Perhaps what we really need to do is to encourage Dr. Visvanathan to develop a risk/benefit model "à la Gail," with which we can integrate all the risks and benefits of anastrozole vs tamoxifen to make a good decision for each patient. Certainly, the cases outlined by Visvanathan and Davidson-ie, history of thromboembolism or use of tamoxifen or raloxifene(Drug information on raloxifene) (Evista) in the preventive setting-are "slam dunks" for the use of anastrozole. For most patients, however, the choice is less obvious. (Does the patient have an intact uterus? A family history of thromboembolism? A history of a transient ischemic attack?) In addition, what about patients who have difficulty affording the extra cost of anastrozole- when do we tell them the extra cost is not worth it and to save their cash?

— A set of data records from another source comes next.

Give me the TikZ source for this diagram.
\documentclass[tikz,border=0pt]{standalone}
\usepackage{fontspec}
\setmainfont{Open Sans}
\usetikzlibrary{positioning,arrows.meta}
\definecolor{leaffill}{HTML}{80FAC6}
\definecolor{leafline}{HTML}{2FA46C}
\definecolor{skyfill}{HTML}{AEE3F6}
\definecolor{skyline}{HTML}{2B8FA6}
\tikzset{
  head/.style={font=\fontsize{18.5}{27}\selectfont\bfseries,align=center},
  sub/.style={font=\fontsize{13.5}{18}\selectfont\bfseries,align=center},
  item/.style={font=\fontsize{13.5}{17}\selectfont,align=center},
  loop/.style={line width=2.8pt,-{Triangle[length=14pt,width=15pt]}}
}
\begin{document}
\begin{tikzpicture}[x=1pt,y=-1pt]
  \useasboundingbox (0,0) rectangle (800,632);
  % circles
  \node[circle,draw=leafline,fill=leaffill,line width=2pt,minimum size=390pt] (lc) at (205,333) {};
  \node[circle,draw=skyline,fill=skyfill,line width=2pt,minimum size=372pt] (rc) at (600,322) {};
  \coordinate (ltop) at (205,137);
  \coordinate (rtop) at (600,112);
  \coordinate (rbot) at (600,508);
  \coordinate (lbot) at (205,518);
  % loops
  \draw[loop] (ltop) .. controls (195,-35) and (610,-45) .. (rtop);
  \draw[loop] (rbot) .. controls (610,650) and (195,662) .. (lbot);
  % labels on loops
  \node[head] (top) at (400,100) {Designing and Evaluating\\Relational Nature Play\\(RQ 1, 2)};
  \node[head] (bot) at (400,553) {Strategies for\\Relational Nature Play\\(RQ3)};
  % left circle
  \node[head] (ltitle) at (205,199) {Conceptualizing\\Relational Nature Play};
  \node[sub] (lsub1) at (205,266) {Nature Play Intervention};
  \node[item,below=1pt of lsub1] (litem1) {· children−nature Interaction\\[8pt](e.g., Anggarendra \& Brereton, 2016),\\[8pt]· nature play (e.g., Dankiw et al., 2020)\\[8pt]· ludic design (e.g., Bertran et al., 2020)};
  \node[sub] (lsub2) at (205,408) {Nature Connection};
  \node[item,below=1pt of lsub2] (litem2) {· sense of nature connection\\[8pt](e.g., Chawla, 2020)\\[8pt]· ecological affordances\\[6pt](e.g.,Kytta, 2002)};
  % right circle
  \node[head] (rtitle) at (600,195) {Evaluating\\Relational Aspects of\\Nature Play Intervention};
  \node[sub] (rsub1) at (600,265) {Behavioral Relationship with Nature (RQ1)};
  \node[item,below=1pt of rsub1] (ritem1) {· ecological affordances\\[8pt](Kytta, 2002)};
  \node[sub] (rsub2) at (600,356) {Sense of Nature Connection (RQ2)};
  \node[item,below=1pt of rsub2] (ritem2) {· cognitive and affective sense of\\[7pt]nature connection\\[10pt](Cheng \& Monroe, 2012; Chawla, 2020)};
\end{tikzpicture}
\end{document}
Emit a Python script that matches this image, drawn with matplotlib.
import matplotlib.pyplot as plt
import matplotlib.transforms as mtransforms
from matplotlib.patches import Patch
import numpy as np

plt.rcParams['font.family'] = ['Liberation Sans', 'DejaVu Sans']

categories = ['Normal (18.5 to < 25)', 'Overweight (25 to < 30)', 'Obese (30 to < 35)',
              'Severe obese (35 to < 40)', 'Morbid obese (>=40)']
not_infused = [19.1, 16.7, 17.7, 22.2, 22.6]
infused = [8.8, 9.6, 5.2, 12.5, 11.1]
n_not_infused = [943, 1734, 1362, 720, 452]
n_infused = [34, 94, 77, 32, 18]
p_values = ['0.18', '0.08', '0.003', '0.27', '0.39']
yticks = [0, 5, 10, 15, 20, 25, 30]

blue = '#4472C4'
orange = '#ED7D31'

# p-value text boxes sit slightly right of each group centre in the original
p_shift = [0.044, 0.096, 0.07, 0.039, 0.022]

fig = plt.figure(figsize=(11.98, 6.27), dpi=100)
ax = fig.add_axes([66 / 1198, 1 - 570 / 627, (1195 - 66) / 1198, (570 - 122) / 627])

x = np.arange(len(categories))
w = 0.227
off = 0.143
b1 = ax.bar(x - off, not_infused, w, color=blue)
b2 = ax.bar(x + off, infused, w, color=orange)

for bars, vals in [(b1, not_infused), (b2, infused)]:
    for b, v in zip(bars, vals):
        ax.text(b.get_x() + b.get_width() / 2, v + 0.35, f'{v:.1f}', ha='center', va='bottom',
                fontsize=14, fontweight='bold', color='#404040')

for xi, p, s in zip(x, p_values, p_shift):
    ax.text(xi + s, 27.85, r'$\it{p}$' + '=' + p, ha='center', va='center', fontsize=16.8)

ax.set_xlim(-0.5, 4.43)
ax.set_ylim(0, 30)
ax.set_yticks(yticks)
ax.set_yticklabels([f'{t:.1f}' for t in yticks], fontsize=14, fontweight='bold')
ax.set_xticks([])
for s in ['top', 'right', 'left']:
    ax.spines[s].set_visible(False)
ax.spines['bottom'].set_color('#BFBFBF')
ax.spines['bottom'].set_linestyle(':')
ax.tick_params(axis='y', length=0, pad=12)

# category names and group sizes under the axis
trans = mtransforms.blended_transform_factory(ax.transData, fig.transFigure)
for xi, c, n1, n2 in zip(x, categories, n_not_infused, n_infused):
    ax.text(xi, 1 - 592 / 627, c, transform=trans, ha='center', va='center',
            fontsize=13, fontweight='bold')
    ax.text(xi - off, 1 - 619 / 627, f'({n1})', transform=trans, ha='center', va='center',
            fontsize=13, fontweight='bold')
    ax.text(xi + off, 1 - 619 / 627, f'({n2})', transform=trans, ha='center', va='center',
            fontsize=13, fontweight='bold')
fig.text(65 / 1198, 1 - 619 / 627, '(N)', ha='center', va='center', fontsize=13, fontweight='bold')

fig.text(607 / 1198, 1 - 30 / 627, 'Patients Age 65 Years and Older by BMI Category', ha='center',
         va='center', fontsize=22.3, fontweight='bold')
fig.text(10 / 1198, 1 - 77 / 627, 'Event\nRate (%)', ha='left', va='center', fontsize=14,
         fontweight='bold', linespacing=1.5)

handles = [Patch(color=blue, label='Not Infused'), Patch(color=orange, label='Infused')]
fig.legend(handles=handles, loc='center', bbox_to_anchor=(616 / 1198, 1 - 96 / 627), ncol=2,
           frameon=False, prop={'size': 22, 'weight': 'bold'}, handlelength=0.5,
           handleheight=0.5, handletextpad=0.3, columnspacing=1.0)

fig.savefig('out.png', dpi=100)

A final consideration in this risk/ benefit analysis is the interesting possibility that HER1- and/or HER2-positive tumors are better treated with estrogen deprivation than with tamoxifen because HER1/2 signaling promotes the agonist effects of tamoxifen.[ 2] This hypothesis is now under intense investigation, and tissue blocks are being collected to examine HER1/2 status as a predictive biomarker in the ATAC trial. Although HER1 and HER2 are certainly of interest to us, the bigger issue concerns the general nature of resistance to endocrine therapy.

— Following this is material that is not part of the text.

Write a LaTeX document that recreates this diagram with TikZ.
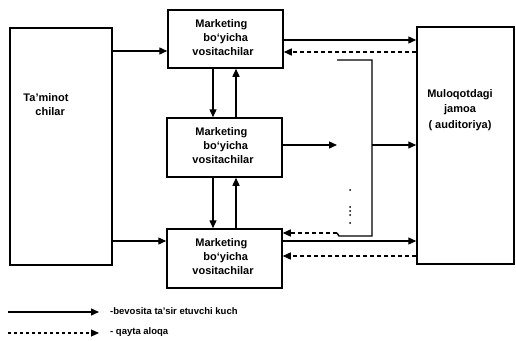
\documentclass[tikz,border=0pt]{standalone}
\usepackage{fontspec}
\setmainfont{Liberation Sans}
\usetikzlibrary{arrows.meta}
\begin{document}
\begin{tikzpicture}[x=1pt,y=-1pt,
  box/.style={draw, line width=1.5pt, inner sep=0pt},
  lbl/.style={font=\fontsize{11}{14}\selectfont\bfseries, align=left, inner sep=0pt},
  arr/.style={line width=1.4pt, -{Triangle[length=8pt,width=7pt]}},
  back/.style={line width=1.4pt, dash pattern=on 4pt off 3pt, -{Triangle[length=8pt,width=7pt]}},
  legtext/.style={font=\fontsize{9.5}{11}\selectfont\bfseries, anchor=west, inner sep=0pt}]
\useasboundingbox (0,0) rectangle (516,340);

% boxes
\node[box, minimum width=102pt, minimum height=237pt] (sup) at (61,146.5) {};
\node[box, minimum width=115pt, minimum height=58pt] (top) at (225.5,39) {};
\node[box, minimum width=115pt, minimum height=59pt] (mid) at (224.5,147.5) {};
\node[box, minimum width=115pt, minimum height=59pt] (bot) at (224.5,258.5) {};
\node[box, minimum width=97pt, minimum height=237pt] (aud) at (465.5,145.5) {};

% box texts
\node[lbl] (suptext) at (46,105) {Ta'minot\\\hspace*{12pt}chilar};
\node[lbl] (toptext) at (223,38) {\hspace*{3pt}Marketing\\\hspace*{11pt}bo`yicha\\vositachilar};
\node[lbl] (midtext) at (223,146) {\hspace*{3pt}Marketing\\\hspace*{11pt}bo`yicha\\vositachilar};
\node[lbl] (bottext) at (223,257) {\hspace*{3pt}Marketing\\\hspace*{11pt}bo`yicha\\vositachilar};
\node[lbl, align=center, font=\fontsize{11}{15.5}\selectfont\bfseries] (audtext) at (460,110) {Muloqotdagi\\jamoa\\( auditoriya)};

% supplier to intermediaries
\draw[arr] (sup.east |- 0,51) -- (top.west |- 0,51);
\draw[arr] (sup.east |- 0,241) -- (bot.west |- 0,241);

% between intermediaries
\draw[arr] (top.south -| 213,0) -- (mid.north -| 213,0);
\draw[arr] (mid.north -| 236,0) -- (top.south -| 236,0);
\draw[arr] (mid.south -| 213,0) -- (bot.north -| 213,0);
\draw[arr] (bot.north -| 236,0) -- (mid.south -| 236,0);

% top intermediary and audience
\draw[arr] (top.east |- 0,40) -- (aud.west |- 0,40);
\draw[back] (aud.west |- 0,52) -- (top.east |- 0,52);

% middle intermediary, bracket of further channels
\coordinate (midend) at (337,145);
\coordinate (brtop) at (337,60);
\coordinate (brright) at (372,145);
\coordinate (brfoot) at (337,233);
\draw[arr] (mid.east |- midend) -- (midend);
\draw[line width=1.4pt] (brtop) -- (372,60) -- (372,236) -- (339,236) -- (brfoot);
\draw[arr] (brright) -- (aud.west |- brright);
\draw[back] (brfoot) -- (bot.east |- brfoot);
\foreach \yy in {190,207,211,215,223}
  \fill (350,\yy) circle (1pt);

% bottom intermediary and audience
\draw[arr] (bot.east |- 0,241) -- (aud.west |- 0,241);
\draw[back] (aud.west |- 0,256) -- (bot.east |- 0,256);

% legend
\coordinate (l1a) at (8,312);
\coordinate (l1b) at (99,312);
\coordinate (l2a) at (8,333);
\coordinate (l2b) at (99,333);
\draw[arr] (l1a) -- (l1b);
\draw[line width=1.1pt, dash pattern=on 3pt off 3pt, -{Triangle[length=8pt,width=7pt]}] (l2a) -- (l2b);
\node[legtext] (leg1) at (110,311) {-bevosita ta'sir etuvchi kuch};
\node[legtext] (leg2) at (110,332) {- qayta aloqa};
\end{tikzpicture}
\end{document}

One does not have to be a breast oncologist long to realize that unraveling this problem is one of the key questions in breast cancer research. A new generation of trials is addressing this issue with HER1/2 kinase inhibitors, cyclooxygenase-2 (COX2) inhibitors, farnesyl transferase inhibitors, and mammalian target of rapamycin (mTOR) inhibitors. These signal transduction modulators all show promise as agents that might augment or prolong the response to endocrine intervention.